Letters
January 2010
Using Unions as Weapons
The figures in Veronique de Rugy's chart ("Using Unions as Weapons," October) suggest that investors are much better off with UPS's 62 percent union work force than with FedEx, where a "small percentage" of workers (pilots) are union members.
The UPS return on sales was 7 percent, more than double the 2.9 percent at FedEx. This despite the fact that UPS, with 35 percent larger revenues, bears 3.7 times the compensation costs of FedEx. On average UPS pays its workers $74,400, versus $29,300 at FedEx.
Economic theory holds that higher wages can be used to attract and retain more productive workers. Economic theory also holds that bearing these higher labor costs would encourage more efficient and effective use of capital by UPS.
De Rugy's column sent me to the disclosure statements of both companies, which reveal that while UPS's shareowner equity is a scant 8 percent greater than FedEx, profits are more than 2.2 times as large. Last year UPS earned 23.2 percent on its equity, according to finance.yahoo.com, more than five times the 4.6 percent return at FedEx. UPS also has an operating margin double that of FedEx.
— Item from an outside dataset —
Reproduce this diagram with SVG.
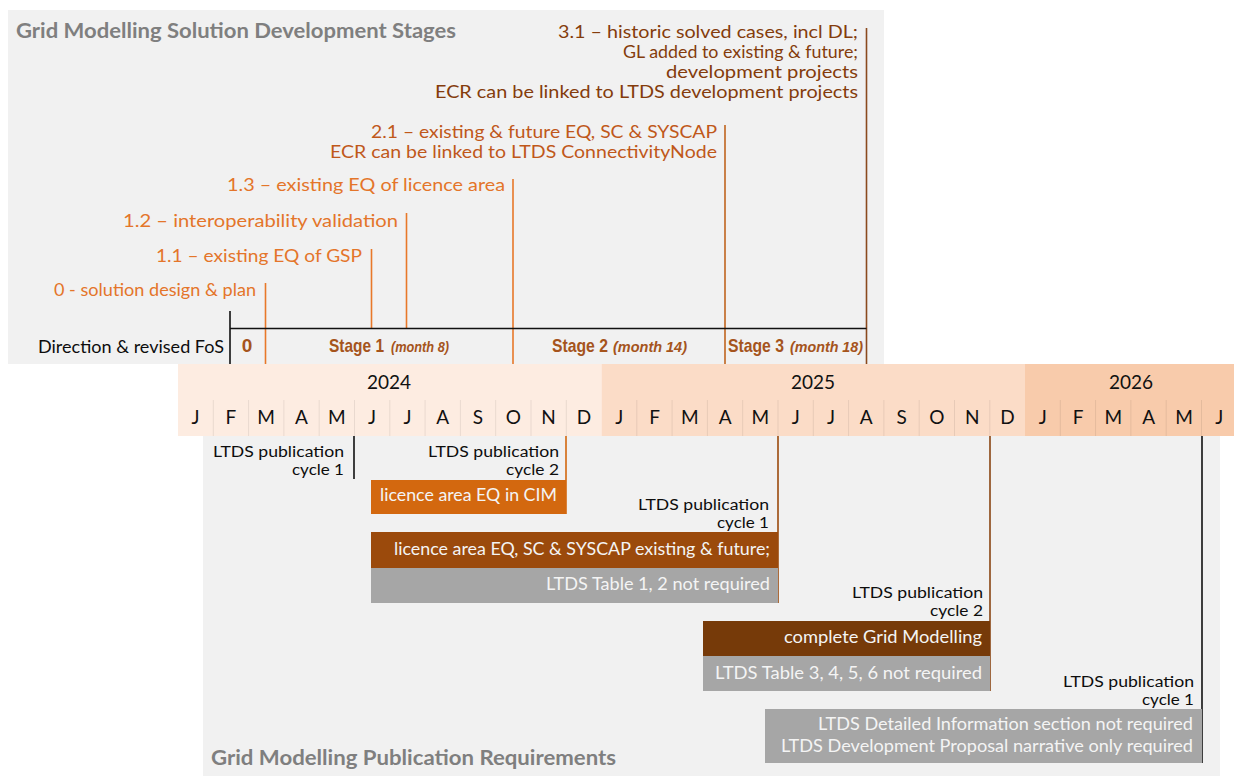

One-year comparisons can be misleading, but the data reason presented indicate that paying higher wages can help maximize profits.
David Cay Johnston
Rochester, NY
Inflation Returns!
In the "Inflation Returns!" forum (October), one possibility was conspicuously missing: that a powerful deflation is inevitable and has already begun. This minority opinion deserves a spot in the debate, if only for the reason that conventional economists never foresaw the asset collapse of 2008. We have already seen the havoc that attended just one wave of deflation: Debt values imploded, and financial markets—from stocks to commodities to property—were revalued dramatically downward. Trends never go in a straight line, so the current partial recovery is par for the course. But bank credit has begun contracting again, indicating that the next wave of deflation is imminent.
As for the Fed, it cannot monetize the entire overhanging supply of bad debt without self-destructing, which it is unwilling to do. The Fed has talked the federal government into guaranteeing some debts, but even that option will soon face limits due to political opposition. When markets turn back down and bank failures accelerate, the Fed's widely presumed ability to inflate the money-plus-credit supply at whim will be revealed as a chimera.
Robert Prechter
Gainesville, GA
Payday of Reckoning
Katherine Mangu-Ward's article on payday loans, "Payday of Reckoning," (October) states that Jews are associated with moneylending because Jewish law allows interest to be charged to non-Jews. While the reference to Jewish law (Deuteronomy 23:20) is correct, it should be noted that throughout the Middle Ages, the business of moneylending was one of the few not prohibited to Jews by most European countries.
David Altschul
Berkeley, CA
The Debtorship Society
In "The Debtorship Society" (October), Tim Cavanaugh reports that "owner's equity as a percentage of household real estate dropped" and argues that a "portion of this decline can be attributed to the steep drop in house prices." This does not seem reasonable.
For example, assume that someone bought a $200,000 house a decade or more ago with a 20 percent down payment ($40,000). After some years of payments let us assume the owner's current equity is now $45,000, but the market value of the house has dropped to $166,000. Hence, the owner actually owns 27 percent of the market value of the house rather than 22.5 percent of the original price. Thus one would expect that a decrease in market price would increase the owner's percentage equity ownership.
Frank Ditto
Charles Town, WV
Tim Cavanaugh responds: The amount of mortgage principal that you have retired is not your equity. Your equity is the value of the house minus the principal on the mortgage.
In the example, the person has retired $45,000 of a $200,000 debt. That leaves $155,000 of principal. So if the house currently appraises at $200,000, the equity stake is $200,000 minus $155,000: $45,000. That's a 22.5 percent stake, as Ditto notes. But if the house appraises at only $166,000, the equity stake is $166,000 minus $155,000: $11,000. That's a little less than 7 percent.
As the house value shrinks, your equity stake shrinks as well, but your mortgage is constant. So in a declining market your equity percentage will decline.